Having graduated from Fire Brigade Training College at Paddington, young Howdy was wet behind the ears, but a true baptism of fire was in store for him.
On that first night shift, he attended a fatal motor vehicle accident, where a car had crashed into a power pole on South Dowling St, killing all five occupants.
The total of his first pay packet was $64, and at the time he was paying $18 a week rent on a flat at Coogee.
In ensuing weeks, the Randwick crew attended a large supermarket fire, and blazes at both Bronte Surf Club and Bronte RSL.
One of the biggest fires he recalls from those days was a 10-storey building at Taylor Square in Oxford St.
When he’d finish a shift at the fire station, Howdy would don a set of headphones and start spinning discs at Radio 2KY, and later 2SER-FM.
He attained the rank of senior firefighter in Sydney, having worked at Randwick and Alexandria stations and with the breathing apparatus and hazmat units.
In 1989 he took the option of a treechange and headed bush, where he worked with the West Tamworth Fire Brigade and at Radio 2TM as part of the Hoedown team, with Nick Erby and Bruce O’Hara.
Five years later, he became captain of West Tamworth Fire Station – and he’s still leading that double life, only now he’s heard each weekday from 5am to 9am on 88.9FM.

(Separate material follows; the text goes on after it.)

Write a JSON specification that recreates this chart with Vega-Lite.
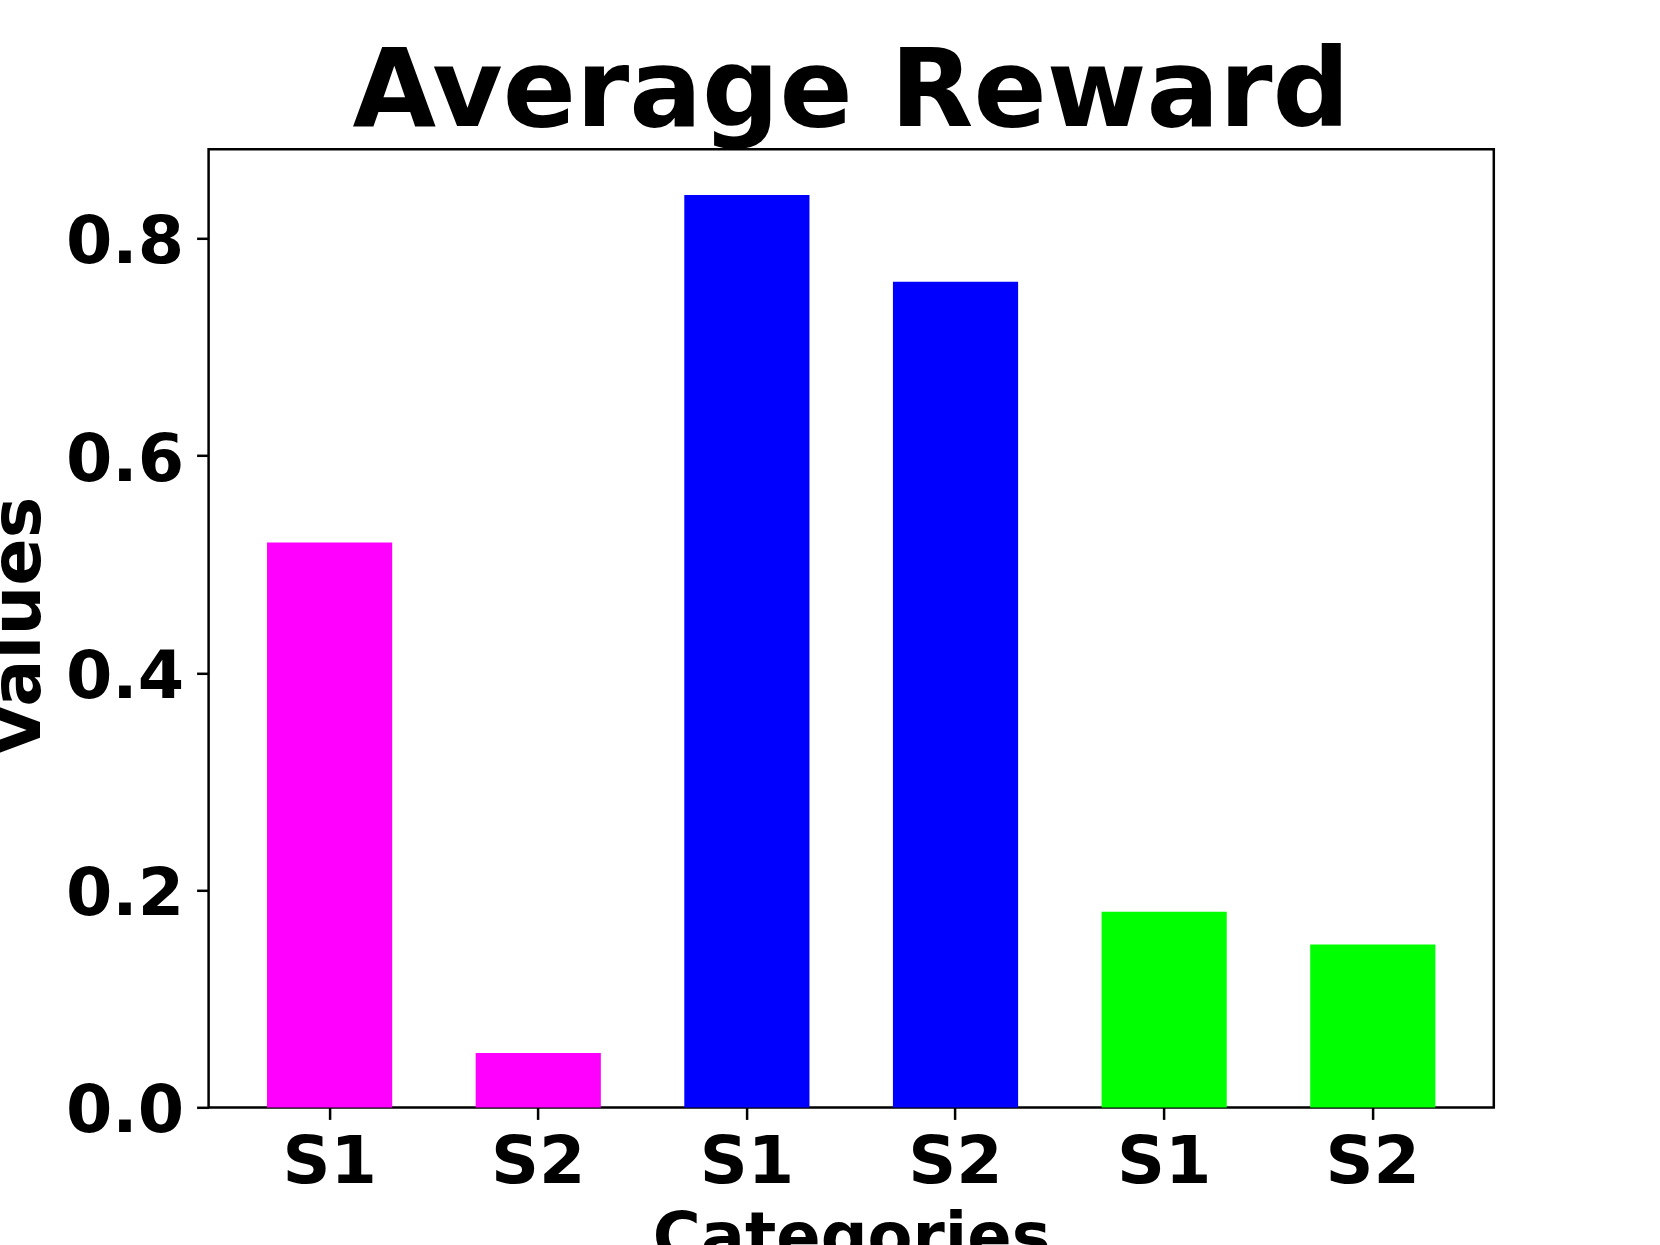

In almost half a century of fighting fires, much has changed, with firefighter safety the major point of difference.
“Our safety and wellbeing is now top of the tree, whereas it never used to be way back then – we just did it,” Howdy said.
“We’re trained not to get hurt. Also, fire education of the public is another big thing that’s changed.”
Fighting fires in regional and rural areas is very different to life at city stations.
“Here in the country, you don’t get the huge fires like we did in Sydney,” he said.
“Alexandria, where I was stationed for 13 years, was a huge industrial area. There’d be a factory fire practically every shift.
“Here you get the occasional house fire, a few motor vehicle accidents and the rest mainly nuisance fires.
“It’ a good job, though. I’ve always enjoyed walking into a fire station – even after all these years. It’s like anything ... if you don’t like it, don’t do it.”